Importantly, the 1000 Genomes Project will map not only the single-letter differences in DNA, called single nucleotide polymorphisms (SNPs), but also structural variants – rearrangements, deletions or duplications of segments of the human genome.
The importance of these variants has become increasingly clear in the past 18 months from the Wellcome Trust Sanger Institute’s Copy Number Variation Project and similar research, which show that structural variants may play a role in susceptibility to certain conditions, such as mental retardation and autism.
The project depends on large-scale implementation of several new sequencing platforms. Using standard DNA sequencing technologies, the effort would cost more than $500 million.
However, leaders of the 1000 Genomes Project expect the costs to be far lower – in the range of $30 million to $50 million. The Project consists of pilot and production phases.
In year one, three pilot projects will determine how to produce most efficiently and cost effectively the project’s detailed map of human genetic variation.

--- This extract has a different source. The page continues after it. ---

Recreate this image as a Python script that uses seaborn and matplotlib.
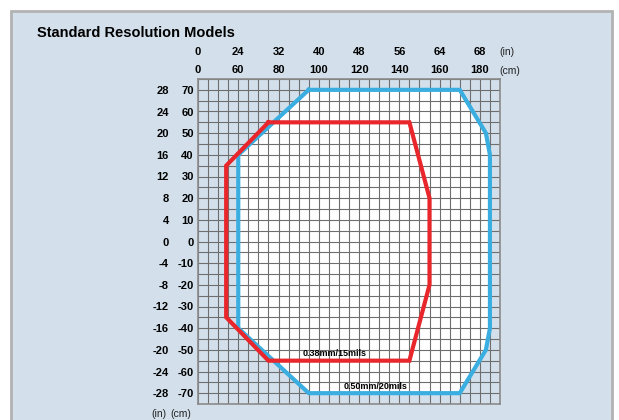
import numpy as np
import pandas as pd
import matplotlib
matplotlib.use('Agg')
import matplotlib.pyplot as plt
import seaborn as sns
from matplotlib.patches import Rectangle
from matplotlib.ticker import MultipleLocator

# reading zones in cm (grid of 5 cm cells, left edge of grid = 40 cm)
blue_x = [95, 170, 183, 185, 185, 183, 170, 95, 60, 60, 95]
blue_y = [70, 70, 50, 40, -40, -50, -70, -70, -40, 40, 70]
red_x = [75, 145, 155, 155, 145, 75, 54, 54, 75]
red_y = [55, 55, 20, -20, -55, -55, -35, 35, 55]

blue_name = '0.50mm/20mils'
red_name = '0.38mm/15mils'

# tick labels
x_ticks = [40, 60, 80, 100, 120, 140, 160, 180]
x_cm_labels = ['0', '60', '80', '100', '120', '140', '160', '180']
x_in_labels = ['0', '24', '32', '40', '48', '56', '64', '68']
y_ticks = [70, 60, 50, 40, 30, 20, 10, 0, -10, -20, -30, -40, -50, -60, -70]
y_cm_labels = ['70', '60', '50', '40', '30', '20', '10', '0',
               '-10', '-20', '-30', '-40', '-50', '-60', '-70']
y_in_labels = ['28', '24', '20', '16', '12', '8', '4', '0',
               '-4', '-8', '-12', '-16', '-20', '-24', '-28']

panel_col = '#d3e0eb'
grid_col = '#6e6e6e'
blue_col = '#3aaee0'
red_col = '#e8262b'

sns.set_style('white')
plt.rcParams['font.family'] = ['Liberation Sans Narrow', 'Liberation Sans', 'DejaVu Sans']
plt.rcParams['text.color'] = 'black'
plt.rcParams['xtick.color'] = 'black'
plt.rcParams['ytick.color'] = 'black'

W, H = 619, 420
fig = plt.figure(figsize=(W / 100, H / 100), dpi=100)
fig.patch.set_facecolor('white')
fig.patches.append(Rectangle((11 / W, -0.1), (612 - 11) / W, (H - 11) / H + 0.1,
                             transform=fig.transFigure, facecolor=panel_col,
                             edgecolor='#b2b2b2', lw=2, zorder=-5))

fig.text(37 / W, 1 - 33 / H, 'Standard Resolution Models', fontsize=10.5,
         fontweight='bold', va='center', ha='left', color='black')

ax = fig.add_axes([198 / W, 1 - 404 / H, 302 / W, 325 / H])
ax.set_facecolor(panel_col)

df = pd.concat([
    pd.DataFrame({'x': blue_x, 'y': blue_y, 'zone': blue_name}),
    pd.DataFrame({'x': red_x, 'y': red_y, 'zone': red_name}),
], ignore_index=True)

ax.fill(blue_x, blue_y, color='white', zorder=0.2, lw=0)
sns.lineplot(data=df, x='x', y='y', hue='zone', units='zone', sort=False,
             estimator=None, palette={blue_name: blue_col, red_name: red_col},
             lw=3, legend=False, ax=ax, zorder=3,
             solid_joinstyle='miter', solid_capstyle='projecting')

ax.text(108, -51.5, red_name, fontsize=6.5, fontweight='bold', ha='center', va='center', zorder=4)
ax.text(128, -67, blue_name, fontsize=6.5, fontweight='bold', ha='center', va='center', zorder=4)

ax.set_xlim(40, 190)
ax.set_ylim(-75, 75)
ax.set_xlabel('')
ax.set_ylabel('')

ax.xaxis.tick_top()
ax.set_xticks(x_ticks, x_cm_labels)
ax.set_yticks(y_ticks, y_cm_labels)
ax.xaxis.set_minor_locator(MultipleLocator(5))
ax.yaxis.set_minor_locator(MultipleLocator(5))
ax.grid(which='both', color=grid_col, lw=0.8)
ax.tick_params(which='both', length=0, labelsize=8)
ax.tick_params(axis='x', pad=3)
ax.tick_params(axis='y', pad=3)
for lab in ax.get_xticklabels() + ax.get_yticklabels():
    lab.set_fontweight('bold')
for s in ax.spines.values():
    s.set_color('#8a8a8a')
    s.set_linewidth(1.2)

secx = ax.secondary_xaxis('top')
secx.set_xticks(x_ticks, x_in_labels)
secx.tick_params(length=0, pad=16, labelsize=8)
secx.spines['top'].set_visible(False)
for lab in secx.get_xticklabels():
    lab.set_fontweight('bold')

secy = ax.secondary_yaxis('left')
secy.set_yticks(y_ticks, y_in_labels)
secy.tick_params(length=0, pad=21, labelsize=8)
secy.spines['left'].set_visible(False)
for lab in secy.get_yticklabels():
    lab.set_fontweight('bold')

# unit labels
fig.text(499 / W, 1 - 52 / H, '(in)', fontsize=7.5, va='center', ha='left', color='#222222')
fig.text(499 / W, 1 - 71 / H, '(cm)', fontsize=7.5, va='center', ha='left', color='#222222')
fig.text(159 / W, 1 - 414 / H, '(in)', fontsize=7.5, va='center', ha='center', color='#222222')
fig.text(181 / W, 1 - 414 / H, '(cm)', fontsize=7.5, va='center', ha='center', color='#222222')

fig.savefig('out.png', dpi=100, facecolor='white')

During its two-year production phase, the data produced by the 1000 Genomes Project – an average equivalent to more than two human genomes every 24 hours – poses a major challenge for leading experts in the fields of bioinformatics and statistical genetics.
“The scale of this project is immense. At 6 trillion DNA bases, the 1000 Genomes Project will generate 60-fold more sequence data over its three-year course than have been deposited into public DNA databases over the past 25 years,” said Gil McVean, PhD, of the University of Oxford in England, one of the co-chairs of the consortium’s analysis group.
“In fact, when up and running at full speed, this project will generate more sequence in two days than was added to public databases for all of the past year.”
The data will be held by and distributed from the European Bioinformatics Institute (EBI) near Cambridge, UK and the National Center for Biotechnology Information (NCBI) in the USA.
The 1000 Genomes Project will use samples from volunteer donors who gave informed consent for their DNA to be analyzed and placed in public databases. NHGRI established extensive and careful ethical procedures for previous projects, such as the HapMap.
The first thousand samples for the 1000 Genomes Project will come from those used for the HapMap and from additional samples in the extended HapMap set, which used the same collection processes. Populations from Africa, Asia, America and Europe are included.
“The scale of the 1000 Genomes Project is ambitious, but it is essential for building on the important work carried out since the Human Genome Project,” says Dr Alan Schafer, Head of Molecular and Physiological Sciences at the Wellcome Trust.
“It is clear that as humans, we differ from each other genetically by only a small fraction, yet this is enough to cause variation in human health and disease. By studying this many people, we aim to generate a comprehensive catalogue of variation that will facilitate identification of the disease related variation.”
The detailed map of human genetic variation will be used by many researchers seeking to relate genetic variation to particular diseases.
In turn, such research will lay the groundwork for the personal genomics era of medicine, in which people routinely will have their genomes sequenced to predict their individual risks of disease and response to drugs.